Study of Long-Term Biocompatibility and Bio-Safety of Implantable Nanogenerators

Abstract

Implantable nanogenerator (i-NG) has shown great promises for enabling self-powered implantable medical devices (IMDs). One essential requirement for practical i-NG applications is its long-term bio-compatibility and bio-safety. This paper presents a systematic study of polydimethylsiloxane (PDMS) and PDMS/Parylene-C packaged Polyvinylidene fluoride (PVDF) NGs implanted inside female ICR (Institute of Cancer Research) mice for up to six months. The PVDF NG had a stable in vitro output of 0.3 V when bended for 7200 cycles and an in vivo output of 0.1V under stretching. Multiple advanced imaging techniques, including computed tomography (CT), ultrasound, and photoacoustic were used to characterize the embedded i-NGs in vivo. The i-NGs kept excellent adhesion to the adjacent muscle surface, and exhibited stable electrical output during the entire examine period. No signs of toxicity or incompatibility were observed from the surrounding tissues, as well as from the whole body functions by pathological analyses and blood and serum test. The PDMS package was also able to effectively insulate the i-NG in biological environment with negligible stray currents at a pA scale. This series of in-vivo and in-vitro study confirmed the biological feasibility of using i-NG in vivo for biomechanical energy harvesting.
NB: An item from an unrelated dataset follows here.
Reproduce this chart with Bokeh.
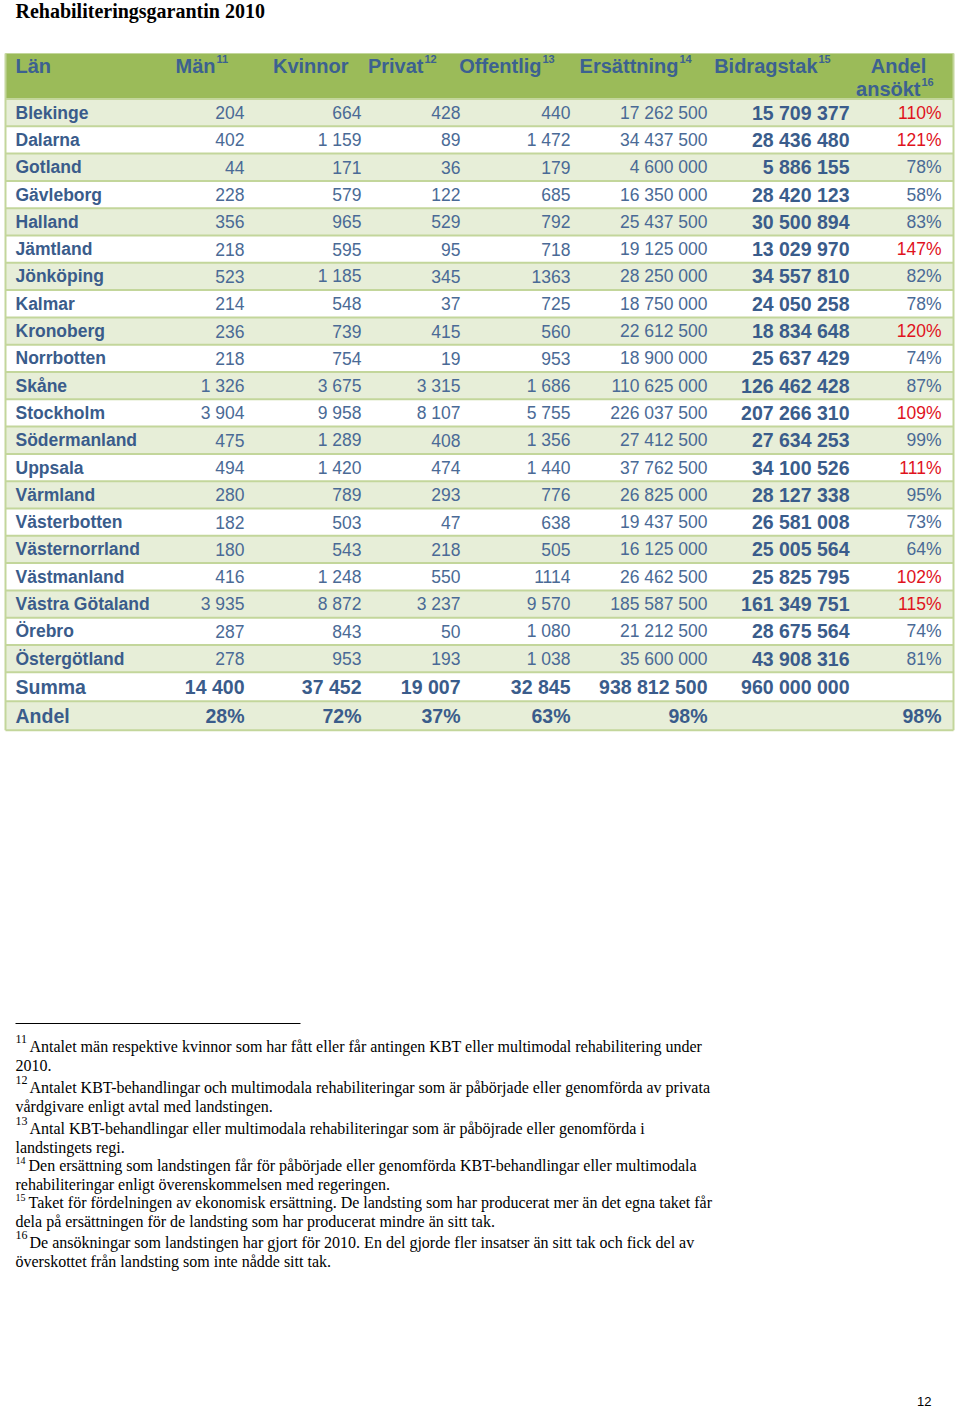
from bokeh.plotting import figure
from bokeh.models import Range1d, ColumnDataSource
from bokeh.embed import file_html
from bokeh.resources import INLINE
from bokeh.core.properties import value

# ---------------- data ----------------
title = "Rehabiliteringsgarantin 2010"
lan = ["Blekinge", "Dalarna", "Gotland", "Gävleborg", "Halland", "Jämtland", "Jönköping",
       "Kalmar", "Kronoberg", "Norrbotten", "Skåne", "Stockholm", "Södermanland", "Uppsala",
       "Värmland", "Västerbotten", "Västernorrland", "Västmanland", "Västra Götaland",
       "Örebro", "Östergötland"]
man = [204, 402, 44, 228, 356, 218, 523, 214, 236, 218, 1326, 3904, 475, 494, 280, 182, 180,
       416, 3935, 287, 278]
kvinnor = [664, 1159, 171, 579, 965, 595, 1185, 548, 739, 754, 3675, 9958, 1289, 1420, 789,
           503, 543, 1248, 8872, 843, 953]
privat = [428, 89, 36, 122, 529, 95, 345, 37, 415, 19, 3315, 8107, 408, 474, 293, 47, 218,
          550, 3237, 50, 193]
offentlig = ["440", "1 472", "179", "685", "792", "718", "1363", "725", "560", "953", "1 686",
             "5 755", "1 356", "1 440", "776", "638", "505", "1114", "9 570", "1 080", "1 038"]
ersattning = [17262500, 34437500, 4600000, 16350000, 25437500, 19125000, 28250000, 18750000,
              22612500, 18900000, 110625000, 226037500, 27412500, 37762500, 26825000,
              19437500, 16125000, 26462500, 185587500, 21212500, 35600000]
bidragstak = [15709377, 28436480, 5886155, 28420123, 30500894, 13029970, 34557810, 24050258,
              18834648, 25637429, 126462428, 207266310, 27634253, 34100526, 28127338,
              26581008, 25005564, 25825795, 161349751, 28675564, 43908316]
andel_ansokt = [110, 121, 78, 58, 83, 147, 82, 78, 120, 74, 87, 109, 99, 111, 95, 73, 64,
                102, 115, 74, 81]

headers = ["Män", "Kvinnor", "Privat", "Offentlig", "Ersättning", "Bidragstak"]
header_sup = ["11", "", "12", "13", "14", "15"]
summa_label = "Summa"
summa = ["14 400", "37 452", "19 007", "32 845", "938 812 500", "960 000 000", ""]
andel_label = "Andel"
andel_tot = ["28%", "72%", "37%", "63%", "98%", "", "98%"]

footnotes = [
    ("11", [" Antalet män respektive kvinnor som har fått eller får antingen KBT eller multimodal rehabilitering under", "2010."]),
    ("12", [" Antalet KBT-behandlingar och multimodala rehabiliteringar som är påbörjade eller genomförda av privata", "vårdgivare enligt avtal med landstingen."]),
    ("13", [" Antal KBT-behandlingar eller multimodala rehabiliteringar som är påböjrade eller genomförda i", "landstingets regi."]),
    ("14", ["Den ersättning som landstingen får för påbörjade eller genomförda KBT-behandlingar eller multimodala", "rehabiliteringar enligt överenskommelsen med regeringen."]),
    ("15", ["Taket för fördelningen av ekonomisk ersättning. De landsting som har producerat mer än det egna taket får", "dela på ersättningen för de landsting som har producerat mindre än sitt tak."]),
    ("16", [" De ansökningar som landstingen har gjort för 2010. En del gjorde fler insatser än sitt tak och fick del av", "överskottet från landsting som inte nådde sitt tak."]),
]
page_no = "12"

# ---------------- styles / layout ----------------
SANS = value("Liberation Sans")
SERIF = value("Liberation Serif")
HEAD_BG = "#9bbb59"
STRIPE = "#e7eed8"
LINE = "#c3d69b"
TXT_B = "#3a5c8b"
TXT = "#4a6a96"
HEAD_TXT = "#3c6190"
RED = "#e0121c"

W, H = 960, 1408
L, R = 5, 953
HEAD_TOP, ROW0, RH = 53, 98.5, 27.3
n = len(lan)
bounds = [ROW0 + RH * i for i in range(n + 1)]
bounds += [bounds[-1] + 29, bounds[-1] + 58]
centers = [(bounds[i] + bounds[i + 1]) / 2 for i in range(len(bounds) - 1)]
col_right = [244, 361, 460, 570, 707, 849, 941]
head_right = [215, 348, 423, 541, 678, 817]


def fmt(v):
    return f"{v:,}".replace(",", " ")


p = figure(width=W, height=H, x_range=Range1d(0, W), y_range=Range1d(H, 0),
           output_backend="svg", toolbar_location=None, x_axis_location=None,
           y_axis_location=None, min_border=0)
p.grid.visible = False
p.outline_line_color = None
p.background_fill_color = "white"
p.border_fill_color = "white"

# title
p.text(x=[15], y=[10], text=[title], text_font=SERIF, text_font_style="bold",
       text_font_size="20px", text_color="black", text_baseline="middle", text_align="left")

# header background
p.quad(left=[L], right=[R], top=[HEAD_TOP], bottom=[ROW0], fill_color=HEAD_BG, line_color=None)

# stripes
stripe_idx = [i for i in range(len(centers)) if i % 2 == 0]
p.quad(left=L, right=R, top=[bounds[i] for i in stripe_idx], bottom=[bounds[i + 1] for i in stripe_idx],
       fill_color=STRIPE, line_color=None)

# grid lines
p.segment(x0=L, x1=R, y0=bounds, y1=bounds, line_color=LINE, line_width=2)
p.segment(x0=[L, R], x1=[L, R], y0=[HEAD_TOP, HEAD_TOP], y1=[bounds[-1], bounds[-1]],
          line_color=LINE, line_width=2)
p.segment(x0=[L], x1=[R], y0=[HEAD_TOP], y1=[HEAD_TOP], line_color=LINE, line_width=1)

# header texts
HY = 65
p.text(x=[15], y=[HY], text=["Län"], text_font=SANS, text_font_style="bold",
       text_font_size="20px", text_color=HEAD_TXT, text_baseline="middle", text_align="left")
p.text(x=head_right, y=[HY] * len(headers), text=headers, text_font=SANS, text_font_style="bold",
       text_font_size="20px", text_color=HEAD_TXT, text_baseline="middle", text_align="right")
p.text(x=[h + 1 for h in head_right], y=[58] * len(headers), text=header_sup, text_font=SANS,
       text_font_style="bold", text_font_size="11px", text_color=HEAD_TXT,
       text_baseline="middle", text_align="left")
p.text(x=[898], y=[HY], text=["Andel"], text_font=SANS, text_font_style="bold",
       text_font_size="20px", text_color=HEAD_TXT, text_baseline="middle", text_align="center")
p.text(x=[920], y=[88], text=["ansökt"], text_font=SANS, text_font_style="bold",
       text_font_size="20px", text_color=HEAD_TXT, text_baseline="middle", text_align="right")
p.text(x=[921], y=[81], text=["16"], text_font=SANS, text_font_style="bold",
       text_font_size="11px", text_color=HEAD_TXT, text_baseline="middle", text_align="left")

rc = centers[:n]
# names
p.text(x=[15] * n, y=rc, text=lan, text_font=SANS, text_font_style="bold",
       text_font_size="17.5px", text_color=TXT_B, text_baseline="middle", text_align="left")
# regular numeric columns
cols = [[fmt(v) for v in man], [fmt(v) for v in kvinnor], [fmt(v) for v in privat],
        offentlig, [fmt(v) for v in ersattning]]
for ci, col in enumerate(cols):
    p.text(x=[col_right[ci]] * n, y=rc, text=col, text_font=SANS, text_font_size="17.5px",
           text_color=TXT, text_baseline="middle", text_align="right")
# bidragstak bold
p.text(x=[col_right[5]] * n, y=rc, text=[fmt(v) for v in bidragstak], text_font=SANS,
       text_font_style="bold", text_font_size="19.5px", text_color=TXT_B,
       text_baseline="middle", text_align="right")
# andel ansökt
src = ColumnDataSource(dict(x=[col_right[6]] * n, y=rc, t=[f"{v}%" for v in andel_ansokt],
                            c=[RED if v > 100 else TXT for v in andel_ansokt]))
p.text(x="x", y="y", text="t", text_color="c", source=src, text_font=SANS,
       text_font_size="17.5px", text_baseline="middle", text_align="right")

# summary rows
for label, vals, yc in [(summa_label, summa, centers[n]), (andel_label, andel_tot, centers[n + 1])]:
    p.text(x=[15], y=[yc], text=[label], text_font=SANS, text_font_style="bold",
           text_font_size="19.5px", text_color=TXT_B, text_baseline="middle", text_align="left")
    p.text(x=col_right, y=[yc] * len(vals), text=vals, text_font=SANS, text_font_style="bold",
           text_font_size="19.5px", text_color=TXT_B, text_baseline="middle", text_align="right")

# footnotes
p.segment(x0=[15], x1=[300], y0=[1023], y1=[1023], line_color="black", line_width=1)
fn_y = [1046, 1087, 1128, 1165, 1202, 1242]
for (sup, lines), y0 in zip(footnotes, fn_y):
    small = sup in ("14", "15")
    p.text(x=[15], y=[y0 - (5 if small else 8)], text=[sup], text_font=SERIF,
           text_font_size="10px" if small else "12px", text_color="black",
           text_baseline="middle", text_align="left")
    x_first = 28 if small else 29
    p.text(x=[x_first, 15], y=[y0, y0 + 19], text=lines, text_font=SERIF,
           text_font_size="16px", text_color="black", text_baseline="middle", text_align="left")

p.text(x=[931], y=[1401], text=[page_no], text_font=SANS, text_font_size="13px",
       text_color="black", text_baseline="middle", text_align="right")

open("out.html", "w").write(file_html(p, INLINE))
Keywords: Biocompatibility; Biomechanical energy harvesting; Implantable Nanogenerator; In Vivo imaging; PVDF.

Fig. 1.. NG fabrication and implantation.
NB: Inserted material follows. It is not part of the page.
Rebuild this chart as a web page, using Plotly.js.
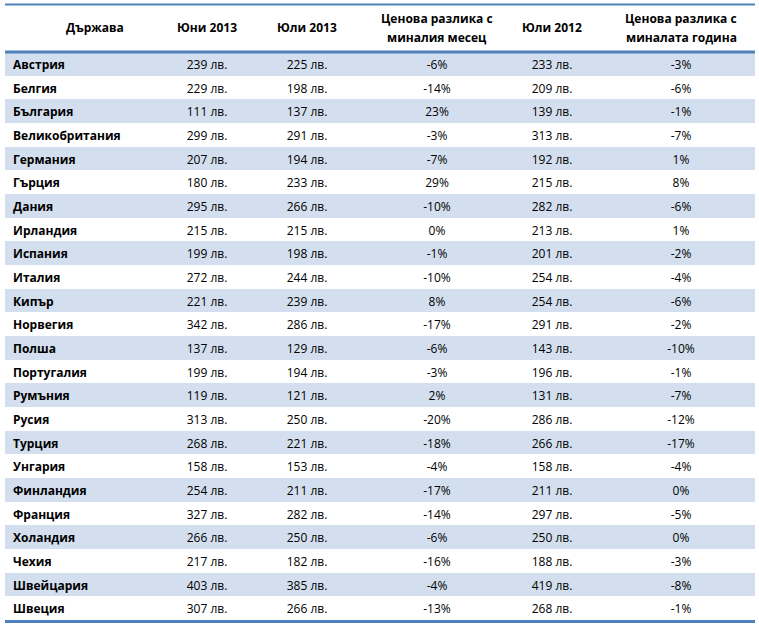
<!DOCTYPE html>
<html><head><meta charset="utf-8">
<script src="https://cdn.plot.ly/plotly-3.0.1.min.js"></script>
<style>html,body{margin:0;padding:0;background:#fff}</style>
</head><body><div id="c" style="width:759px;height:625px"></div>
<script>
const headers = ["Държава","Юни 2013","Юли 2013","Ценова разлика с<br>миналия месец","Юли 2012","Ценова разлика с<br>миналата година"];
const countries = ["Австрия","Белгия","България","Великобритания","Германия","Гърция","Дания","Ирландия","Испания","Италия","Кипър","Норвегия","Полша","Португалия","Румъния","Русия","Турция","Унгария","Финландия","Франция","Холандия","Чехия","Швейцария","Швеция"];
const jun2013 = [239,229,111,299,207,180,295,215,199,272,221,342,137,199,119,313,268,158,254,327,266,217,403,307];
const jul2013 = [225,198,137,291,194,233,266,215,198,244,239,286,129,194,121,250,221,153,211,282,250,182,385,266];
const diffMonth = [-6,-14,23,-3,-7,29,-10,0,-1,-10,8,-17,-6,-3,2,-20,-18,-4,-17,-14,-6,-16,-4,-13];
const jul2012 = [233,209,139,313,192,215,282,213,201,254,254,291,143,196,131,286,266,158,211,297,250,188,419,268];
const diffYear = [-3,-6,-1,-7,1,8,-6,1,-2,-4,-6,-2,-10,-1,-7,-12,-17,-4,0,-5,0,-3,-8,-1];

const W = 759, H = 625;
const px = x => x / W, py = y => 1 - y / H;
const lv = v => v + " лв.";
const pc = v => v + "%";
const shade = "#d3dfee";
const fills = countries.map((_, i) => i % 2 === 0 ? shade : "#ffffff");
const empty = countries.map(() => "");
const FONT = "Open Sans, sans-serif";

// column layout: country, jun, jul, diffM, jul12, spacer, diffY
const colW = [152, 100, 100, 160, 70, 20, 148];
const nCols = colW.length;
const tbl = {
  type: "table",
  domain: {x: [px(5), px(755)], y: [py(620), py(5)]},
  columnwidth: colW,
  header: {
    values: colW.map(() => ""),
    height: 47,
    fill: {color: "#ffffff"},
    line: {width: 0, color: "rgba(0,0,0,0)"}
  },
  cells: {
    values: [countries, jun2013.map(lv), jul2013.map(lv), diffMonth.map(pc), jul2012.map(lv), empty, diffYear.map(pc)],
    align: ["left","center","center","center","center","center","center"],
    fill: {color: colW.map(() => fills)},
    line: {width: 0, color: "rgba(0,0,0,0)"},
    font: {family: FONT, size: 12, color: "#000", weight: ["bold","normal","normal","normal","normal","normal","normal"]},
    height: 568 / 24
  }
};

const hx = [95, 207, 307, 437, 552, 681];
const annotations = [];
headers.forEach((h, i) => {
  const parts = h.split("<br>");
  const ys = parts.length === 1 ? [28] : [18, 38];
  parts.forEach((p, k) => annotations.push({
    xref: "paper", yref: "paper", x: px(hx[i]), y: py(ys[k]),
    xanchor: "center", yanchor: "middle",
    text: p, showarrow: false,
    font: {family: FONT, size: 12, color: "#000", weight: "bold"}
  }));
});

const line = (y, w) => ({type: "line", xref: "paper", yref: "paper", x0: px(5), x1: px(755), y0: py(y), y1: py(y), line: {color: "#4f81bd", width: w}, layer: "above"});

Plotly.newPlot("c", [tbl], {
  width: W, height: H, margin: {l: 0, r: 0, t: 0, b: 0},
  paper_bgcolor: "#fff",
  annotations,
  shapes: [line(4.5, 2), line(52, 3), line(621.5, 3)]
}, {displayModeBar: false, staticPlot: true});
</script></body></html>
(a) Schematic structure of a packaged PVDF i-NG. Inset is a photo of the actual device, where the scale bar is 5 mm. (b) In vitro voltage outputs of a packaged PVDF i-NG when deflected at a frequency of 2Hz. Inset schematically shows deflection direction. (c) Digital photos showing the typical surgery process of NG implantation (i)-(iii), and wound healing situations of the implantation area in the next day (iv) and after six months (v) post-surgery.

Fig. 2.. In vivo CT and ultrasound imaging of i-NGs in ICR mice body.

(a) CT 3D projection images of ICR mice with NG implanted on the top surface of deep muscle near the hip joint. The mouse on the right- and left-hand-side of each pair was implanted with a i-NG packaged by PDMS (yellow circle) and PDMS/Parylene-C (green circle), respectively. (b) Enlarged CT scans of PDMS packaged (left panel) and PDMS/Parylene-C packaged i-NGs (right panel). These devices were obtained after 24 weeks of implantation and cleaned before CT scan. (c) CT transverse images of ICR mice at the 12th week post implantation. The left and right images were from mice implanted with i-NGs packaged by PDMS (yellow circle), and PDMS/Parylene- C (green circle), respectively. (d) Ultrasound imaging of PDMS packaged i-NGs and the surrounding tissues. Images of static (i) and movement state (ii) were presented. (e) Ultrasound imaging of PDMS/Parylene-C packaged i-NGs and the surrounding tissues. Images of static (i) and movement state (ii) were presented.

Fig. 3.. H&E staining of regional tissue from skin to deep layer muscle.

Sham sample from a mouse without implantation (a) and sliced samples from mice implanted with PDMS- and Parylene-C-packaged NGs for 2 weeks (b and c), 4 weeks (d and e), 12 weeks (f and g), and 24 weeks (h and i), respectively. A gap between connective tissue and deep muscle was found in each mouse, which indicated the location of the i-NG.

Fig. 4.. Periodical blood and serum test results.

Blue and orange bars represented i-NGs packaged with PDMS and PDMS/Parylene-C, respectively. The normal range is marked in between two violet dashed lines. The inflammation factors including white lymphocytes (LYM), blood cells (WBC), monocytes (MON), neutrophile granulocyte (NEU) and neutrophile granulocyte percentage (NEU percentage). The red blood cells (RBC) and hemoglobin (HGB) were related to anemia. For other remaining values, the blood urea nitrogen (BUN), serum creatinine (SCr) are correlated to kidney function while aspartate transaminase (AST) and alanine transaminase (ALT) are linked to liver function. The changes of platelets (PLT) represented the coagulation function after surgery.

Fig. 5.. I-NG performance stability investigation.

(a) In vitro voltage outputs of PDMS and PDMS/Parylene-C packaged i-NGs after they were taken out from sacrificed mice at different time frames. (b) Stability of voltage outputs as a function of time for i-NGs with different packaging strategies. The purple and red bars represent i-NGs with PDMS and PDMS/Parylene- C package, respectively. (c) Leakage current test of PDMS-package NGs over 21 days. Upper figure is the input current signal (provided by the function generator). Bottom figure is the corresponding leakage current measured between the NG surface and ground.